Other than Action Bronson, Kristopher Patrick Edelen is New York City’s most whimsical and adventurous chef. From his Blueberry 8 Day Fried Pork to his Bubble Gum Grape Soda Chicken Hearts, Edelen (better known as Chef KPE), wants to show you food through sex appeal and fun.
We had the chance to speak about the somewhat dated stylings of 00’s Pop and Rock, on the second floor of a Pret A Manger in Flatiron. Dated, yet appropriate for the conversation, Chef KPE reminisced about his humble beginnings, long nights and the beads of sweat that led him to this present position and what’s in store for the future.
It’s not ironic that today’s ingredient shaker of the Modernist Food Movement found his calling during a time of puberty and babysitting. While watching over a young child, he made a couple of spaghetti servings from scratch. The positive response received by both the child and his mother only added fuel to the fire. Born in California, with roots in both Indianapolis and the DMV area of DC, KPE cites his culinary influence to come mainly from the south, a region known for its comfort foods. KPE’s nana, however, was his very first kitchen instructor; being under her wing for every meal from a Sunday gathering to a family reunion. Together (to the delight of the family), they put their foot in each dish, from hot water cornbread to peanut brittle.

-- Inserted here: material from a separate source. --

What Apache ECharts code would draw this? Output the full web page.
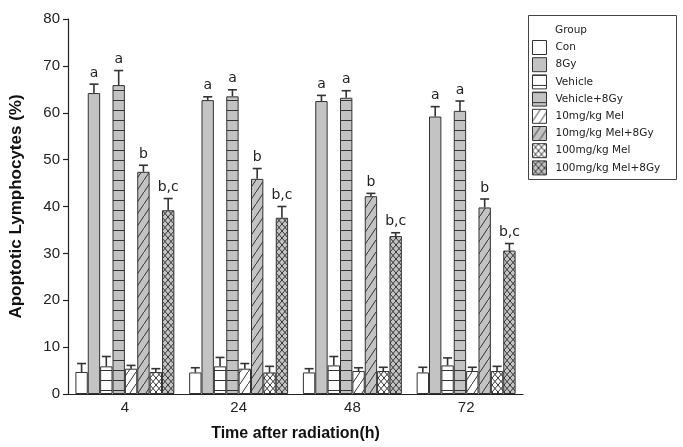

Since comfort food is not the most aesthetically appealing eats to exist, KPE throws a northeast twist with a youthful flare on his dishes. Altering the texture and color of many of his dishes add a sophisticated and childhood nostalgia to each presentation. There’s a high level of planning that goes into each dish, which KPE explains “could take up to half a month to a month to get it exactly how I want it because there are so many methods that can be implemented. It’s never ending.” These alterations come from a variety of techniques: Why just make chopped sweet potatoes with marshmallows on top when you can whip them, pipe them through a tube, then add the marshmallows and freeze those bad boys in liquid nitrogen? KPE not only recreates the texture of the dish, but he also adds colorful concepts to his presentation. When he’s all finished up don’t expect a lumpy mass. Be prepared for a decadent form.
To be this precise and unique, KPE pulls from an unexpected but expected inspiration— Ronald Dahl’s “Willy Wonka”: “Ever since the first grade, I wanted to be this huge candy maker that does all these crazy things with food and I took that leap, now using whatever ingredients in the kitchen and what is around to incorporate into my meal.”